**Short problem:**
Return each line of the data below exactly, omitting any pictures.

***** Given material *****

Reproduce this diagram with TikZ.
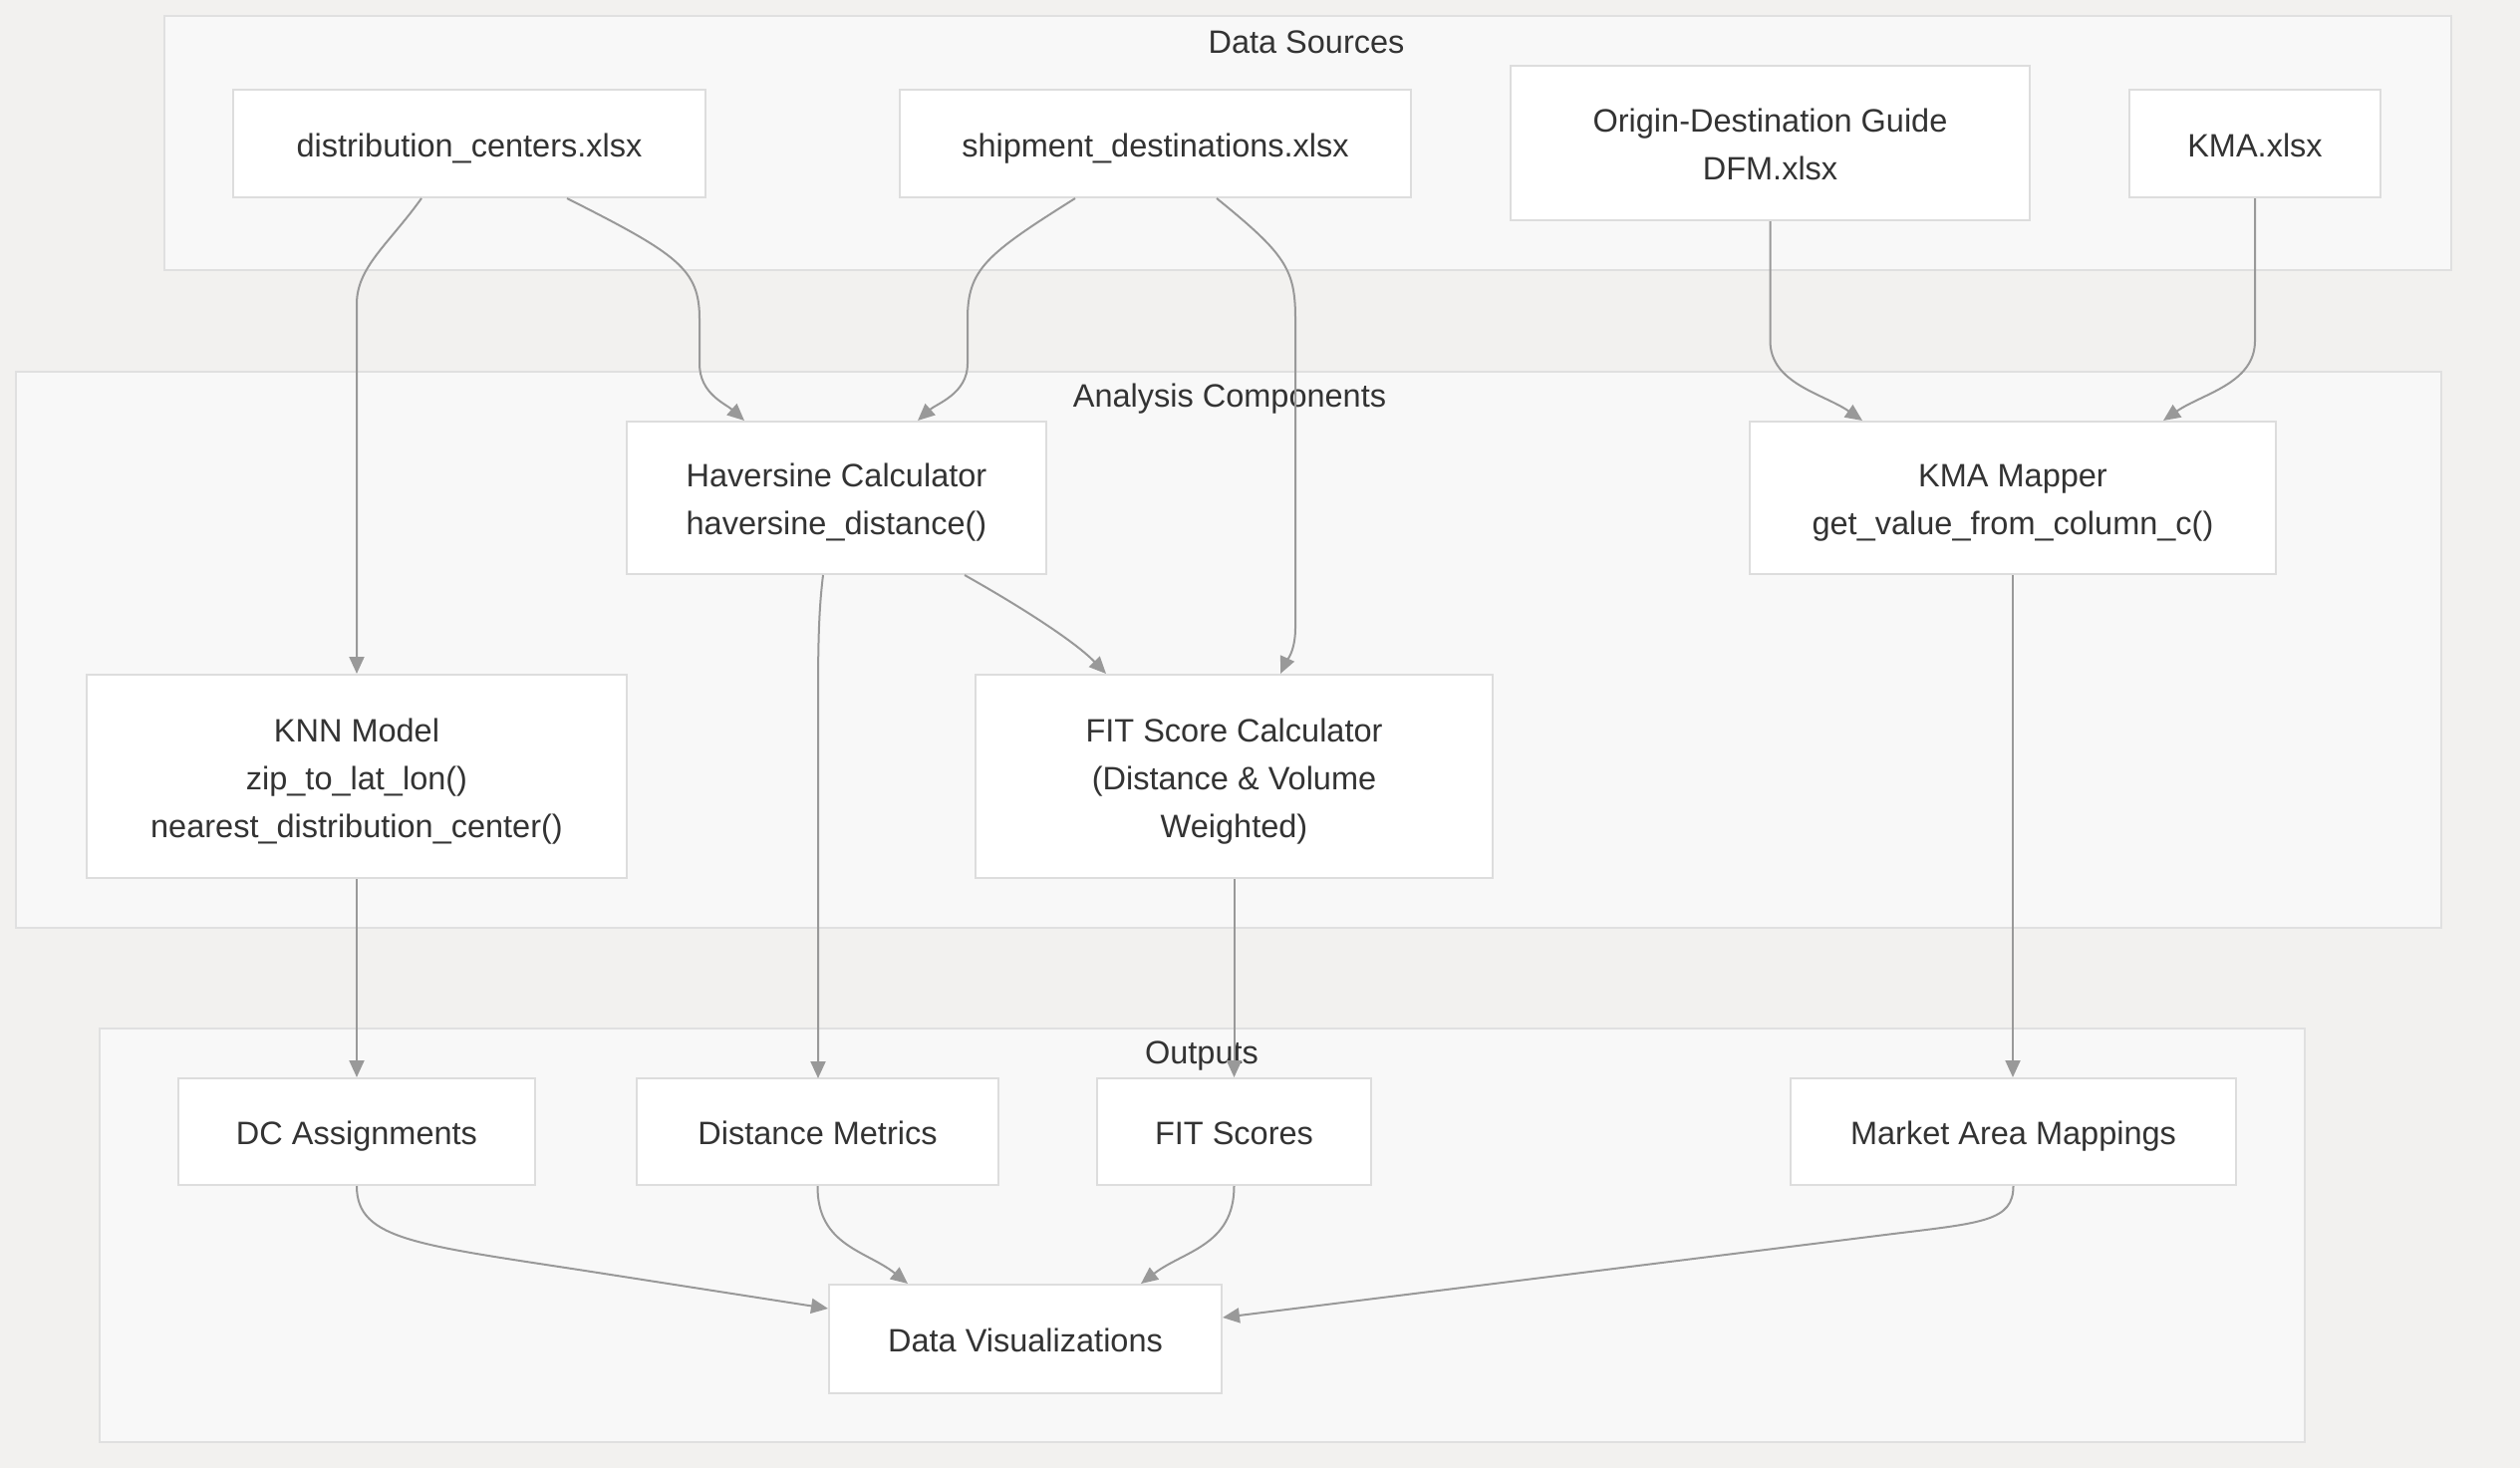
\documentclass[tikz,border=0pt]{standalone}
\usepackage{fontspec}
\setmainfont{Liberation Sans}
\usetikzlibrary{arrows.meta}
\definecolor{bgc}{HTML}{F2F1EF}
\definecolor{clfill}{HTML}{F8F8F8}
\definecolor{clline}{HTML}{E0E0E0}
\definecolor{ndline}{HTML}{DDDDDD}
\definecolor{txt}{HTML}{333333}
\definecolor{edgec}{HTML}{999999}
\newcommand{\topstrut}{\rule{0pt}{34pt}}
\newcommand{\botstrut}{\rule[-8pt]{0pt}{0pt}}
\begin{document}
\begin{tikzpicture}[x=1pt,y=-1pt,
  mbox/.style={draw=ndline, line width=2pt, fill=white, inner sep=0pt, align=center, text=txt, font=\fontsize{32.5}{48}\selectfont},
  box/.style={mbox, execute at begin node={\topstrut}, execute at end node={\botstrut}},
  cluster/.style={draw=clline, line width=2pt, fill=clfill},
  ttl/.style={text=txt, font=\fontsize{32.5}{48}\selectfont, inner sep=0pt},
  conn/.style={draw=edgec, line width=2pt, -{Triangle[length=17pt,width=15pt]}}]
% background / bounding box
\fill[bgc] (0,0) rectangle (2529,1473);
\useasboundingbox (0,0) rectangle (2529,1473);
% clusters
\path[cluster] (164.5,16) rectangle (2459.5,271);
\path[cluster] (16,373) rectangle (2450,931);
\path[cluster] (100,1032) rectangle (2313,1447);
\node[ttl] (tsrc) at (1311,42) {Data Sources};
\node[ttl] (tana) at (1234,400) {Analysis Components};
\node[ttl] (tout) at (1206,1060) {Outputs};
% nodes
\node[box, minimum width=474pt, minimum height=108pt] (dc) at (471,144) {distribution\_centers.xlsx};
\node[box, minimum width=513pt, minimum height=108pt] (ship) at (1159.5,144) {shipment\_destinations.xlsx};
\node[mbox, minimum width=521pt, minimum height=155pt] (origin) at (1776.5,143.5) {\topstrut Origin-Destination Guide\\DFM.xlsx\botstrut};
\node[box, minimum width=252pt, minimum height=108pt] (kma) at (2263,144) {KMA.xlsx};
\node[mbox, minimum width=421pt, minimum height=153pt] (hav) at (839.5,499.5) {\topstrut Haversine Calculator\\haversine\_distance()\botstrut};
\node[mbox, minimum width=528pt, minimum height=153pt] (mapper) at (2020,499.5) {\topstrut KMA Mapper\\get\_value\_from\_column\_c()\botstrut};
\node[mbox, minimum width=542pt, minimum height=204pt] (knn) at (358,779) {\topstrut KNN Model\\zip\_to\_lat\_lon()\\nearest\_distribution\_center()\botstrut};
\node[mbox, minimum width=519pt, minimum height=204pt] (fit) at (1238.5,779) {\topstrut FIT Score Calculator\\(Distance \& Volume\\Weighted)\botstrut};
\node[box, minimum width=358pt, minimum height=107pt] (dca) at (358,1135.5) {DC Assignments};
\node[box, minimum width=363pt, minimum height=107pt] (dm) at (820.5,1135.5) {Distance Metrics};
\node[box, minimum width=275pt, minimum height=107pt] (fs) at (1238.5,1135.5) {FIT Scores};
\node[box, minimum width=447pt, minimum height=107pt] (mam) at (2020.5,1135.5) {Market Area Mappings};
\node[box, minimum width=394pt, minimum height=109pt] (dv) at (1029,1343.5) {Data Visualizations};
% connectors
\draw[conn] ([xshift=-48pt]dc.south) .. controls (390,245) and (358,268) .. (358,305) -- (knn.north);
\draw[conn] ([xshift=98pt]dc.south) .. controls (680,255) and (702,270) .. (702,320) -- (702,365) .. controls (702,395) and (728,405) .. ([xshift=-92.5pt]hav.north);
\draw[conn] ([xshift=-80.5pt]ship.south) .. controls (990,255) and (971,270) .. (971,320) -- (971,365) .. controls (971,395) and (940,405) .. ([xshift=81.5pt]hav.north);
\draw[conn] ([xshift=61.5pt]ship.south) .. controls (1290,255) and (1300,270) .. (1300,320) -- (1300,630) .. controls (1300,655) and (1290,665) .. ([xshift=46.5pt]fit.north);
\draw[conn] (origin.south) -- (1776.5,342) .. controls (1776.5,385) and (1830,395) .. ([xshift=-151pt]mapper.north);
\draw[conn] (kma.south) -- (2263,342) .. controls (2263,385) and (2210,395) .. ([xshift=151pt]mapper.north);
\draw[conn] ([xshift=-13.5pt]hav.south) .. controls (822,610) and (821,640) .. (821,700) -- (821,1082);
\draw[conn] ([xshift=128.5pt]hav.south) .. controls (1030,612) and (1080,645) .. ([xshift=-128.5pt]fit.north);
\draw[conn] (fit.south) -- (fs.north);
\draw[conn] (knn.south) -- (dca.north);
\draw[conn] (mapper.south) -- (mapper.south |- mam.north);
\draw[conn] (dca.south) .. controls (358,1245) and (420,1249) .. (600,1277) -- ([yshift=30.5pt]dv.west);
\draw[conn] (dm.south) .. controls (820,1250) and (870,1255) .. ([xshift=-118pt]dv.north);
\draw[conn] (fs.south) .. controls (1238.5,1250) and (1188,1255) .. ([xshift=116pt]dv.north);
\draw[conn] (mam.south) .. controls (2020.5,1225) and (1990,1227) .. (1900,1238) -- ([yshift=21.5pt]dv.east);
\end{tikzpicture}
\end{document}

*****

**Solution to the exercise:**
Reproduce this diagram with TikZ.
\documentclass[tikz,border=0pt]{standalone}
\usepackage{fontspec}
\setmainfont{Liberation Sans}
\usetikzlibrary{arrows.meta}
\definecolor{bgc}{HTML}{F2F1EF}
\definecolor{clfill}{HTML}{F8F8F8}
\definecolor{clline}{HTML}{E0E0E0}
\definecolor{ndline}{HTML}{DDDDDD}
\definecolor{txt}{HTML}{333333}
\definecolor{edgec}{HTML}{999999}
\newcommand{\topstrut}{\rule{0pt}{34pt}}
\newcommand{\botstrut}{\rule[-8pt]{0pt}{0pt}}
\begin{document}
\begin{tikzpicture}[x=1pt,y=-1pt,
  mbox/.style={draw=ndline, line width=2pt, fill=white, inner sep=0pt, align=center, text=txt, font=\fontsize{32.5}{48}\selectfont},
  box/.style={mbox, execute at begin node={\topstrut}, execute at end node={\botstrut}},
  cluster/.style={draw=clline, line width=2pt, fill=clfill},
  ttl/.style={text=txt, font=\fontsize{32.5}{48}\selectfont, inner sep=0pt},
  conn/.style={draw=edgec, line width=2pt, -{Triangle[length=17pt,width=15pt]}}]
% background / bounding box
\fill[bgc] (0,0) rectangle (2529,1473);
\useasboundingbox (0,0) rectangle (2529,1473);
% clusters
\path[cluster] (164.5,16) rectangle (2459.5,271);
\path[cluster] (16,373) rectangle (2450,931);
\path[cluster] (100,1032) rectangle (2313,1447);
\node[ttl] (tsrc) at (1311,42) {Data Sources};
\node[ttl] (tana) at (1234,400) {Analysis Components};
\node[ttl] (tout) at (1206,1060) {Outputs};
% nodes
\node[box, minimum width=474pt, minimum height=108pt] (dc) at (471,144) {distribution\_centers.xlsx};
\node[box, minimum width=513pt, minimum height=108pt] (ship) at (1159.5,144) {shipment\_destinations.xlsx};
\node[mbox, minimum width=521pt, minimum height=155pt] (origin) at (1776.5,143.5) {\topstrut Origin-Destination Guide\\DFM.xlsx\botstrut};
\node[box, minimum width=252pt, minimum height=108pt] (kma) at (2263,144) {KMA.xlsx};
\node[mbox, minimum width=421pt, minimum height=153pt] (hav) at (839.5,499.5) {\topstrut Haversine Calculator\\haversine\_distance()\botstrut};
\node[mbox, minimum width=528pt, minimum height=153pt] (mapper) at (2020,499.5) {\topstrut KMA Mapper\\get\_value\_from\_column\_c()\botstrut};
\node[mbox, minimum width=542pt, minimum height=204pt] (knn) at (358,779) {\topstrut KNN Model\\zip\_to\_lat\_lon()\\nearest\_distribution\_center()\botstrut};
\node[mbox, minimum width=519pt, minimum height=204pt] (fit) at (1238.5,779) {\topstrut FIT Score Calculator\\(Distance \& Volume\\Weighted)\botstrut};
\node[box, minimum width=358pt, minimum height=107pt] (dca) at (358,1135.5) {DC Assignments};
\node[box, minimum width=363pt, minimum height=107pt] (dm) at (820.5,1135.5) {Distance Metrics};
\node[box, minimum width=275pt, minimum height=107pt] (fs) at (1238.5,1135.5) {FIT Scores};
\node[box, minimum width=447pt, minimum height=107pt] (mam) at (2020.5,1135.5) {Market Area Mappings};
\node[box, minimum width=394pt, minimum height=109pt] (dv) at (1029,1343.5) {Data Visualizations};
% connectors
\draw[conn] ([xshift=-48pt]dc.south) .. controls (390,245) and (358,268) .. (358,305) -- (knn.north);
\draw[conn] ([xshift=98pt]dc.south) .. controls (680,255) and (702,270) .. (702,320) -- (702,365) .. controls (702,395) and (728,405) .. ([xshift=-92.5pt]hav.north);
\draw[conn] ([xshift=-80.5pt]ship.south) .. controls (990,255) and (971,270) .. (971,320) -- (971,365) .. controls (971,395) and (940,405) .. ([xshift=81.5pt]hav.north);
\draw[conn] ([xshift=61.5pt]ship.south) .. controls (1290,255) and (1300,270) .. (1300,320) -- (1300,630) .. controls (1300,655) and (1290,665) .. ([xshift=46.5pt]fit.north);
\draw[conn] (origin.south) -- (1776.5,342) .. controls (1776.5,385) and (1830,395) .. ([xshift=-151pt]mapper.north);
\draw[conn] (kma.south) -- (2263,342) .. controls (2263,385) and (2210,395) .. ([xshift=151pt]mapper.north);
\draw[conn] ([xshift=-13.5pt]hav.south) .. controls (822,610) and (821,640) .. (821,700) -- (821,1082);
\draw[conn] ([xshift=128.5pt]hav.south) .. controls (1030,612) and (1080,645) .. ([xshift=-128.5pt]fit.north);
\draw[conn] (fit.south) -- (fs.north);
\draw[conn] (knn.south) -- (dca.north);
\draw[conn] (mapper.south) -- (mapper.south |- mam.north);
\draw[conn] (dca.south) .. controls (358,1245) and (420,1249) .. (600,1277) -- ([yshift=30.5pt]dv.west);
\draw[conn] (dm.south) .. controls (820,1250) and (870,1255) .. ([xshift=-118pt]dv.north);
\draw[conn] (fs.south) .. controls (1238.5,1250) and (1188,1255) .. ([xshift=116pt]dv.north);
\draw[conn] (mam.south) .. controls (2020.5,1225) and (1990,1227) .. (1900,1238) -- ([yshift=21.5pt]dv.east);
\end{tikzpicture}
\end{document}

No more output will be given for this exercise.